7. Capital Cost Allowance (Depreciation on Major Assets)
When you buy a long-term asset for your business—such as a MacBook Pro, an office desk, or a delivery van—you cannot deduct the full cost of that item in the year you buy it. Because these items provide value over multiple years, their cost must be written off gradually through a process called Capital Cost Allowance (CCA).
The CRA groups assets into different classes, each with its own annual depreciation percentage. For example, computers and software generally fall under Class 50 (which depreciates at 55% per year on a declining balance basis).
- What you can claim: The designated annual percentage of depreciation for computers, machinery, office furniture, and buildings.
- The Insider Lesson: Familiarize yourself with the “Half-Year Rule.” In the year you first acquire an asset, the CRA usually only allows you to claim CCA on half of the net cost. Understanding this prevents unexpected surprises when your first-year depreciation deduction is lower than anticipated.
🔗 Official CRA Resource: See detailed tables and percentages at CRA Capital Cost Allowance Calculation Guide.
Frequently Asked Questions (FAQ)
Q1: What happens if I claim a business deduction but lose the receipt?
A1: If you are audited and cannot produce a valid receipt or bank statement, the CRA will highly likely disallow the deduction. Bank or credit card statements can sometimes serve as secondary proof, but the CRA explicitly requires itemized receipts showing exactly what was purchased.
Q2: Can I deduct 100% of my cell phone bill if I use it for business?
A2: Generally, no—unless the phone line is strictly dedicated 100% to your business.
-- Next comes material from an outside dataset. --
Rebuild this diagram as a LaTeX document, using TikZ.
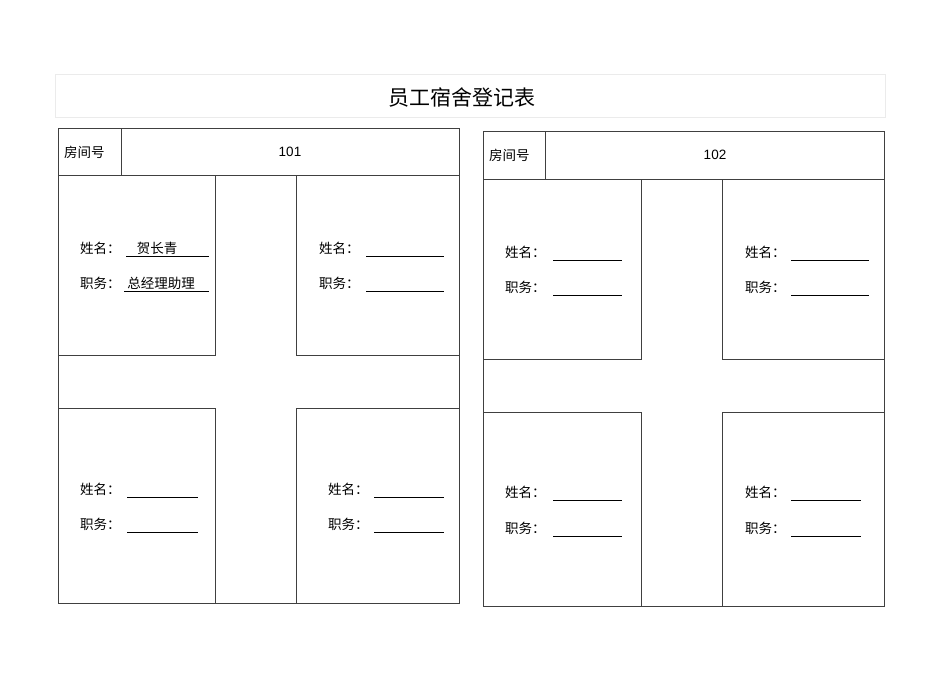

If it is your personal cell phone, you must estimate the percentage of time you use it for business talks and data versus personal use, and deduct only that portion.
Q3: Is there a limit to how many expenses I can deduct?
A3: There is no specific dollar limit, but all expenses must be “reasonable” and directly tied to generating business income. Claiming excessive losses or deductions that outweigh your income for multiple consecutive years might flag your business for an audit.
Conclusion: The Golden Rule of CRA Compliance
If there is one ultimate lesson I have learned from my time running a small business in Canada, it is this: The burden of proof is always on you, the taxpayer. You can know every single deduction on this list, but if you do not have a receipt or a clear logbook to back up your claim, the CRA can disallow it during a review.
Make it a non-negotiable weekly habit to sort your financial documents. Use technology to your advantage, scan every paper receipt, and consult with a certified professional at least once a year. By claiming what you are legitimately owed and keeping meticulous records, you protect your business, optimize your cash flow, and ensure long-term financial success.
Disclaimer: This article is based on personal business experience and general CRA guidelines. Tax laws can vary depending on your specific business structure (sole proprietorship vs. corporation) and province. Always consult a certified Chartered Professional Accountant (CPA) before making major tax decisions.